Challenge>
All lines in the records below from the line with "Emit a Python" through the line with "ax.patch.set_alpha(0)" are to be given again exactly, both ends included; the pictures are to be left out.

Exercise inputs>
## start
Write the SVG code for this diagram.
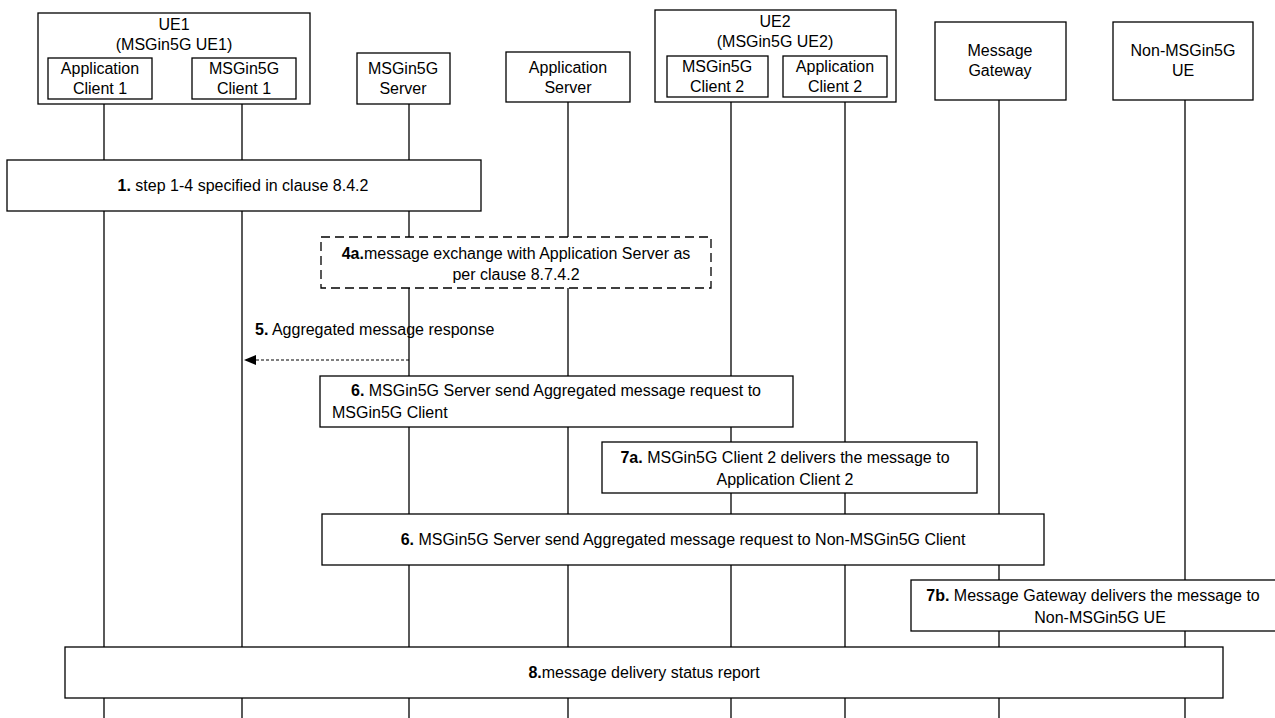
<svg xmlns="http://www.w3.org/2000/svg" width="1275" height="718" viewBox="0 0 1275 718">
<defs>
<style>
.box{fill:#fff;stroke:#000;stroke-width:1.3}
.dbox{fill:#fff;stroke:#000;stroke-width:1.3;stroke-dasharray:9 5}
.life{stroke:#000;stroke-width:1.3;fill:none}
text{font-family:"Liberation Sans",Arial,sans-serif;font-size:16px;fill:#000;text-anchor:middle}
.l{text-anchor:start}
.b{font-weight:bold}
</style>
<marker id="ah" viewBox="0 0 12 10" refX="12" refY="5" markerWidth="12" markerHeight="10" markerUnits="userSpaceOnUse" orient="auto">
<path d="M0,0 L12,5 L0,10 z" fill="#000"/>
</marker>
</defs>
<rect width="1275" height="718" fill="#fff"/>
<g id="lifelines">
<line class="life" x1="104" y1="99" x2="104" y2="718"/>
<line class="life" x1="242" y1="99" x2="242" y2="718"/>
<line class="life" x1="409" y1="104" x2="409" y2="718"/>
<line class="life" x1="568" y1="102" x2="568" y2="718"/>
<line class="life" x1="731" y1="97" x2="731" y2="718"/>
<line class="life" x1="845" y1="97" x2="845" y2="718"/>
<line class="life" x1="999" y1="100" x2="999" y2="718"/>
<line class="life" x1="1185" y1="100" x2="1185" y2="718"/>
</g>
<g id="ue1">
<rect class="box" x="38" y="13" width="272" height="91"/>
<text x="174" y="30">UE1</text>
<text x="174" y="50">(MSGin5G UE1)</text>
</g>
<g id="appclient1">
<rect class="box" x="48" y="58" width="104" height="41"/>
<text x="100" y="74">Application</text>
<text x="100" y="94">Client 1</text>
</g>
<g id="msgclient1">
<rect class="box" x="192" y="58" width="104" height="41"/>
<text x="244" y="74">MSGin5G</text>
<text x="244" y="94">Client 1</text>
</g>
<g id="msgserver">
<rect class="box" x="357" y="53" width="93" height="51"/>
<text x="403" y="74">MSGin5G</text>
<text x="403" y="94">Server</text>
</g>
<g id="appserver">
<rect class="box" x="506" y="52" width="124" height="50"/>
<text x="568" y="73">Application</text>
<text x="568" y="93">Server</text>
</g>
<g id="ue2">
<rect class="box" x="655" y="10" width="241" height="92"/>
<text x="775" y="27">UE2</text>
<text x="775" y="47">(MSGin5G UE2)</text>
</g>
<g id="msgclient2">
<rect class="box" x="667" y="56" width="101" height="41"/>
<text x="717" y="72">MSGin5G</text>
<text x="717" y="92">Client 2</text>
</g>
<g id="appclient2">
<rect class="box" x="783" y="56" width="104" height="41"/>
<text x="835" y="72">Application</text>
<text x="835" y="92">Client 2</text>
</g>
<g id="gateway">
<rect class="box" x="935" y="22" width="131" height="78"/>
<text x="1000" y="56">Message</text>
<text x="1000" y="76">Gateway</text>
</g>
<g id="nonue">
<rect class="box" x="1113" y="22" width="140" height="78"/>
<text x="1183" y="56">Non-MSGin5G</text>
<text x="1183" y="76">UE</text>
</g>
<g id="step1">
<rect class="box" x="7" y="160" width="474" height="51"/>
<text x="243" y="191"><tspan class="b">1.</tspan> step 1-4 specified in clause 8.4.2</text>
</g>
<g id="step4a">
<rect class="dbox" x="321" y="237" width="390" height="51"/>
<text x="516" y="259"><tspan class="b">4a.</tspan>message exchange with Application Server as</text>
<text x="516" y="280">per clause 8.7.4.2</text>
</g>
<g id="connectors">
<line x1="409" y1="360" x2="244" y2="360" stroke="#000" stroke-width="1" stroke-dasharray="3 2" marker-end="url(#ah)"/>
<text class="l" x="255" y="335"><tspan class="b">5.</tspan> Aggregated message response</text>
</g>
<g id="step6a">
<rect class="box" x="320" y="376" width="473" height="51"/>
<text x="556" y="396"><tspan class="b">6.</tspan> MSGin5G Server send Aggregated message request to</text>
<text class="l" x="332" y="418">MSGin5G Client</text>
</g>
<g id="step7a">
<rect class="box" x="602" y="442" width="375" height="51"/>
<text x="785" y="463"><tspan class="b">7a.</tspan> MSGin5G Client 2 delivers the message to</text>
<text x="785" y="485">Application Client 2</text>
</g>
<g id="step6b">
<rect class="box" x="322" y="514" width="722" height="51"/>
<text x="683" y="545"><tspan class="b">6.</tspan> MSGin5G Server send Aggregated message request to Non-MSGin5G Client</text>
</g>
<g id="step7b">
<rect class="box" x="911" y="580" width="370" height="51"/>
<text x="1093" y="601"><tspan class="b">7b.</tspan> Message Gateway delivers the message to</text>
<text x="1100" y="623">Non-MSGin5G UE</text>
</g>
<g id="step8">
<rect class="box" x="65" y="647" width="1158" height="51"/>
<text x="644" y="678"><tspan class="b">8.</tspan>message delivery status report</text>
</g>
</svg>
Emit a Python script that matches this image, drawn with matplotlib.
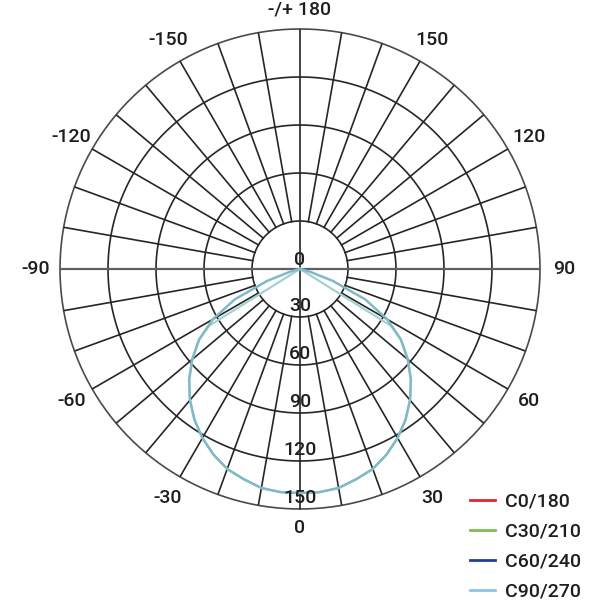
import numpy as np
import matplotlib
matplotlib.use("Agg")
import matplotlib.pyplot as plt
from matplotlib.lines import Line2D

# luminous intensity (gamma in degrees, I in cd)
gamma = [0, 5, 10, 15, 20, 25, 30, 35, 40, 45, 50, 55, 60, 65, 70, 75, 80, 90]
intensity = [140, 140, 139, 136, 133, 128, 122, 115, 107, 98, 88, 77, 63, 45, 22, 6, 0, 0]

# plane with the sharp cut-off
gamma_cut = [0, 5, 10, 15, 20, 25, 30, 35, 40, 45, 50, 55, 58, 58, 90]
intensity_cut = [140, 140, 139, 136, 133, 128, 122, 115, 107, 98, 88, 77, 67, 0, 0]

planes = ["C0/180", "C30/210", "C60/240", "C90/270"]
plane_colors = ["#e0252b", "#7cbf4f", "#233d96", "#8cc3e8"]

ring_values = [30, 60, 90, 120, 150]
radial_labels = ["0", "30", "60", "90", "120", "150"]
angle_ticks = [0, 30, 60, 90, 120, 150, 180, -150, -120, -90, -60, -30]
angle_labels = ["0", "30", "60", "90", "120", "150", "-/+ 180",
                "-150", "-120", "-90", "-60", "-30"]

plt.rcParams['font.family'] = ['Roboto', 'DejaVu Sans']
plt.rcParams['font.weight'] = 'medium'

fig = plt.figure(figsize=(6, 6), dpi=100)
ax = fig.add_axes([0.1, 0.1517, 0.8, 0.8], projection='polar')
ax.set_theta_zero_location('S')
ax.set_theta_direction(1)
ax.set_ylim(0, 150)
ax.grid(False)
ax.set_xticks([])
ax.set_yticks([])
ax.spines['polar'].set_visible(False)
ax.patch.set_alpha(0)

grid_c = '#262626'
# rings
th = np.linspace(0, 2 * np.pi, 721)
for r in ring_values:
    ax.plot(th, np.full_like(th, r), color=grid_c if r < 150 else '#4a4a4a',
            lw=1.2, clip_on=False, zorder=1)
# spokes every 10 degrees
for a in range(0, 360, 10):
    t = np.deg2rad(a)
    r0 = 0 if a % 90 == 0 else ring_values[0]
    c = '#606060' if a in (90, 270) else grid_c
    w = 1.6 if a in (90, 270) else 1.2
    ax.plot([t, t], [r0, 150], color=c, lw=w, zorder=1)

# curves, mirrored to the negative side
g = np.array(gamma, dtype=float)
i = np.array(intensity, dtype=float)
gc = np.array(gamma_cut, dtype=float)
ic = np.array(intensity_cut, dtype=float)
full_g = np.deg2rad(np.concatenate([-g[::-1], g[1:]]))
full_i = np.concatenate([i[::-1], i[1:]])
full_gc = np.deg2rad(np.concatenate([-gc[::-1], gc[1:]]))
full_ic = np.concatenate([ic[::-1], ic[1:]])
ax.plot(full_gc, full_ic, color='#a6d0d3', lw=1.6, zorder=3)
ax.plot(full_g, full_i, color='#80b9c7', lw=1.8, zorder=4)

# radial labels along the downward axis
for k, lab in enumerate(radial_labels):
    ax.text(0, k * 30 - 1 if k else 0, lab, ha='center', va='bottom',
            fontsize=14, color='#1e1e1e', zorder=5)

# angle labels
for a, lab in zip(angle_ticks, angle_labels):
    rr = 162 if a in (0, 180) else 165
    ax.text(np.deg2rad(a), rr, lab, ha='center', va='center',
            fontsize=14, color='#1e1e1e', clip_on=False)

handles = [Line2D([], [], color=c, lw=2) for c in plane_colors]
fig.legend(handles, planes, loc='lower right', bbox_to_anchor=(0.991, -0.024),
           frameon=False, fontsize=14, handlelength=1.3, handletextpad=0.5,
           labelspacing=0.62, borderpad=0.2, labelcolor='#1e1e1e')

fig.savefig('out.png', dpi=100)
## end
Task response>
Emit a Python script that matches this image, drawn with matplotlib.
import numpy as np
import matplotlib
matplotlib.use("Agg")
import matplotlib.pyplot as plt
from matplotlib.lines import Line2D

# luminous intensity (gamma in degrees, I in cd)
gamma = [0, 5, 10, 15, 20, 25, 30, 35, 40, 45, 50, 55, 60, 65, 70, 75, 80, 90]
intensity = [140, 140, 139, 136, 133, 128, 122, 115, 107, 98, 88, 77, 63, 45, 22, 6, 0, 0]

# plane with the sharp cut-off
gamma_cut = [0, 5, 10, 15, 20, 25, 30, 35, 40, 45, 50, 55, 58, 58, 90]
intensity_cut = [140, 140, 139, 136, 133, 128, 122, 115, 107, 98, 88, 77, 67, 0, 0]

planes = ["C0/180", "C30/210", "C60/240", "C90/270"]
plane_colors = ["#e0252b", "#7cbf4f", "#233d96", "#8cc3e8"]

ring_values = [30, 60, 90, 120, 150]
radial_labels = ["0", "30", "60", "90", "120", "150"]
angle_ticks = [0, 30, 60, 90, 120, 150, 180, -150, -120, -90, -60, -30]
angle_labels = ["0", "30", "60", "90", "120", "150", "-/+ 180",
                "-150", "-120", "-90", "-60", "-30"]

plt.rcParams['font.family'] = ['Roboto', 'DejaVu Sans']
plt.rcParams['font.weight'] = 'medium'

fig = plt.figure(figsize=(6, 6), dpi=100)
ax = fig.add_axes([0.1, 0.1517, 0.8, 0.8], projection='polar')
ax.set_theta_zero_location('S')
ax.set_theta_direction(1)
ax.set_ylim(0, 150)
ax.grid(False)
ax.set_xticks([])
ax.set_yticks([])
ax.spines['polar'].set_visible(False)
ax.patch.set_alpha(0)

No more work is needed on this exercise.